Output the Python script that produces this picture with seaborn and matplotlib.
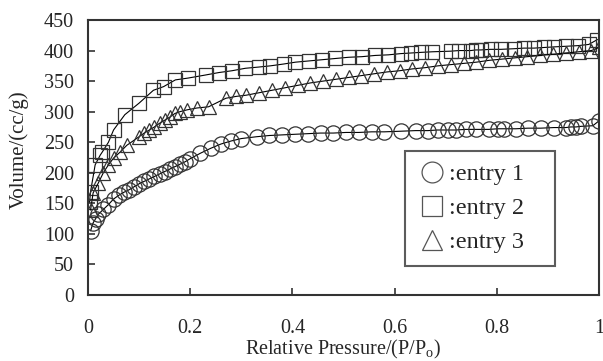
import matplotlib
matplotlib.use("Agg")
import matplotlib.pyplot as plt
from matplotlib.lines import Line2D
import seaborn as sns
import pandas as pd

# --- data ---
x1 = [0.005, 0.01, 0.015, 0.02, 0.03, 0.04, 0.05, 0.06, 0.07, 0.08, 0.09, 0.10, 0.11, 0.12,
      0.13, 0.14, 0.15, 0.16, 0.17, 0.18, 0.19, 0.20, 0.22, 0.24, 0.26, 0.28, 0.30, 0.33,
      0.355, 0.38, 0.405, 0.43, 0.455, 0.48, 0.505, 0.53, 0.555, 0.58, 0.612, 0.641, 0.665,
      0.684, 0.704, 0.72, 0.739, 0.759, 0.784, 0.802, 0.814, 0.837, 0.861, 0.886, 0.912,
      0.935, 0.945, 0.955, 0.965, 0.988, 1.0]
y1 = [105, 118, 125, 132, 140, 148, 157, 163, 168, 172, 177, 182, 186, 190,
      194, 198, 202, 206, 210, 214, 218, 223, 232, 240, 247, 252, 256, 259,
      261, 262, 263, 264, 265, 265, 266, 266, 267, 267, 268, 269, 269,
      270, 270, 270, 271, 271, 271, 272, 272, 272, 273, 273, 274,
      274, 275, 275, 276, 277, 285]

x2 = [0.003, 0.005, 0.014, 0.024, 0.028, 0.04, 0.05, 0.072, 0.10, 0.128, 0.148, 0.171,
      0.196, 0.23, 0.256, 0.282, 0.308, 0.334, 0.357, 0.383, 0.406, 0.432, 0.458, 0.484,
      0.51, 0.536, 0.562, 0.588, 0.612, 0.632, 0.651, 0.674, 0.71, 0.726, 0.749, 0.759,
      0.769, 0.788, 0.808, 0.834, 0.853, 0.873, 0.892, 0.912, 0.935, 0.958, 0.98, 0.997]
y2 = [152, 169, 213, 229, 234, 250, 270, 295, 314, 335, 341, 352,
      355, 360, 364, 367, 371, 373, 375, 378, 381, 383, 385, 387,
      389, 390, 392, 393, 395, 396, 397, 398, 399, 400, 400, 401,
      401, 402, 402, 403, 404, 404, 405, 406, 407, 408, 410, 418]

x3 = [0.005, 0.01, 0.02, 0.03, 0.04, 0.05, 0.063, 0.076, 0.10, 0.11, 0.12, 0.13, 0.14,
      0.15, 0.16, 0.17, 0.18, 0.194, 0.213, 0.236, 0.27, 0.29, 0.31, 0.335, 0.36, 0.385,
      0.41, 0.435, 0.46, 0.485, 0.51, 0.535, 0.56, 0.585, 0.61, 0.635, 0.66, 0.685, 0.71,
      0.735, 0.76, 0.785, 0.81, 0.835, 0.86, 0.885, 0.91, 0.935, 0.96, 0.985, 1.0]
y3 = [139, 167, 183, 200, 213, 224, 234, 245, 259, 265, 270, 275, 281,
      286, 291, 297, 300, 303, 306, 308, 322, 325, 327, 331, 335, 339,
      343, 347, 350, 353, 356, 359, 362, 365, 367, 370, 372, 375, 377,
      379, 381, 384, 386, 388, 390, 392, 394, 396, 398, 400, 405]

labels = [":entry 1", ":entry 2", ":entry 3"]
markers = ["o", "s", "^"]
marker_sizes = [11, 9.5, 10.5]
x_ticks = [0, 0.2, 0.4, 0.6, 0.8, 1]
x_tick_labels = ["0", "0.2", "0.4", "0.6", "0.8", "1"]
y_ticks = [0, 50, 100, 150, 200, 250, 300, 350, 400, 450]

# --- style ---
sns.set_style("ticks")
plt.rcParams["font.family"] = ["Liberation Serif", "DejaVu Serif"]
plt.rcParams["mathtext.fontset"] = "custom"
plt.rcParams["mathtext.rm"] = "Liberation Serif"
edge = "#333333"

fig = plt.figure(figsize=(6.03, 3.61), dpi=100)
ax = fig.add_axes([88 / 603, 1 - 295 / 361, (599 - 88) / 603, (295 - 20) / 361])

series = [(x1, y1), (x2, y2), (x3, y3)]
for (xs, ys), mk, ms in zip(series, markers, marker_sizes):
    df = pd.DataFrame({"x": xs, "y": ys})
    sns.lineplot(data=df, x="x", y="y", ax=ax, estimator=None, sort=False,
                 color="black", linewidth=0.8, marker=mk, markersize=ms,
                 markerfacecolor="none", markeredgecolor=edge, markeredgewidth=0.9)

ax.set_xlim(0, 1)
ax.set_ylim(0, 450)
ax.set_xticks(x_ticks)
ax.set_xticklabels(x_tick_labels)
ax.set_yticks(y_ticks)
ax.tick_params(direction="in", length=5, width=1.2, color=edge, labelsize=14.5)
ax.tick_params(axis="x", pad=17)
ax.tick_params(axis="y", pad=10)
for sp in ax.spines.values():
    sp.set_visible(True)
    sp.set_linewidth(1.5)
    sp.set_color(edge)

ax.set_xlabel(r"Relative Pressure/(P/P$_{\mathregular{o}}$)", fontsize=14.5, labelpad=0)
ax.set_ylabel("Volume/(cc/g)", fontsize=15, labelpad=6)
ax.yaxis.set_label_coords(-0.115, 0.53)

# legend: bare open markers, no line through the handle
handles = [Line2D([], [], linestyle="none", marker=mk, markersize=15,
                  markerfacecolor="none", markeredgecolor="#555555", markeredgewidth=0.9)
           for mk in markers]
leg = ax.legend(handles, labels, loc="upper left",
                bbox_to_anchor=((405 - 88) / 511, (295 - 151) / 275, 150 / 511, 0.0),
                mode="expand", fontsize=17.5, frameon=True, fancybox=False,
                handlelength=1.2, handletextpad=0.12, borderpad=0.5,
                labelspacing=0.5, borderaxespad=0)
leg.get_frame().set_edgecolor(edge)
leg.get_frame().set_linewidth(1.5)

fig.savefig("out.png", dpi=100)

+ + + +

EXERCISE AIM ▸
Every line from the top of the material above through the line with "274, 275, 275, 276, 277, 285]" should be duplicated exactly, please; leave out the pictures.

FINISHED EXERCISE ▸
Output the Python script that produces this picture with seaborn and matplotlib.
import matplotlib
matplotlib.use("Agg")
import matplotlib.pyplot as plt
from matplotlib.lines import Line2D
import seaborn as sns
import pandas as pd

# --- data ---
x1 = [0.005, 0.01, 0.015, 0.02, 0.03, 0.04, 0.05, 0.06, 0.07, 0.08, 0.09, 0.10, 0.11, 0.12,
      0.13, 0.14, 0.15, 0.16, 0.17, 0.18, 0.19, 0.20, 0.22, 0.24, 0.26, 0.28, 0.30, 0.33,
      0.355, 0.38, 0.405, 0.43, 0.455, 0.48, 0.505, 0.53, 0.555, 0.58, 0.612, 0.641, 0.665,
      0.684, 0.704, 0.72, 0.739, 0.759, 0.784, 0.802, 0.814, 0.837, 0.861, 0.886, 0.912,
      0.935, 0.945, 0.955, 0.965, 0.988, 1.0]
y1 = [105, 118, 125, 132, 140, 148, 157, 163, 168, 172, 177, 182, 186, 190,
      194, 198, 202, 206, 210, 214, 218, 223, 232, 240, 247, 252, 256, 259,
      261, 262, 263, 264, 265, 265, 266, 266, 267, 267, 268, 269, 269,
      270, 270, 270, 271, 271, 271, 272, 272, 272, 273, 273, 274,
      274, 275, 275, 276, 277, 285]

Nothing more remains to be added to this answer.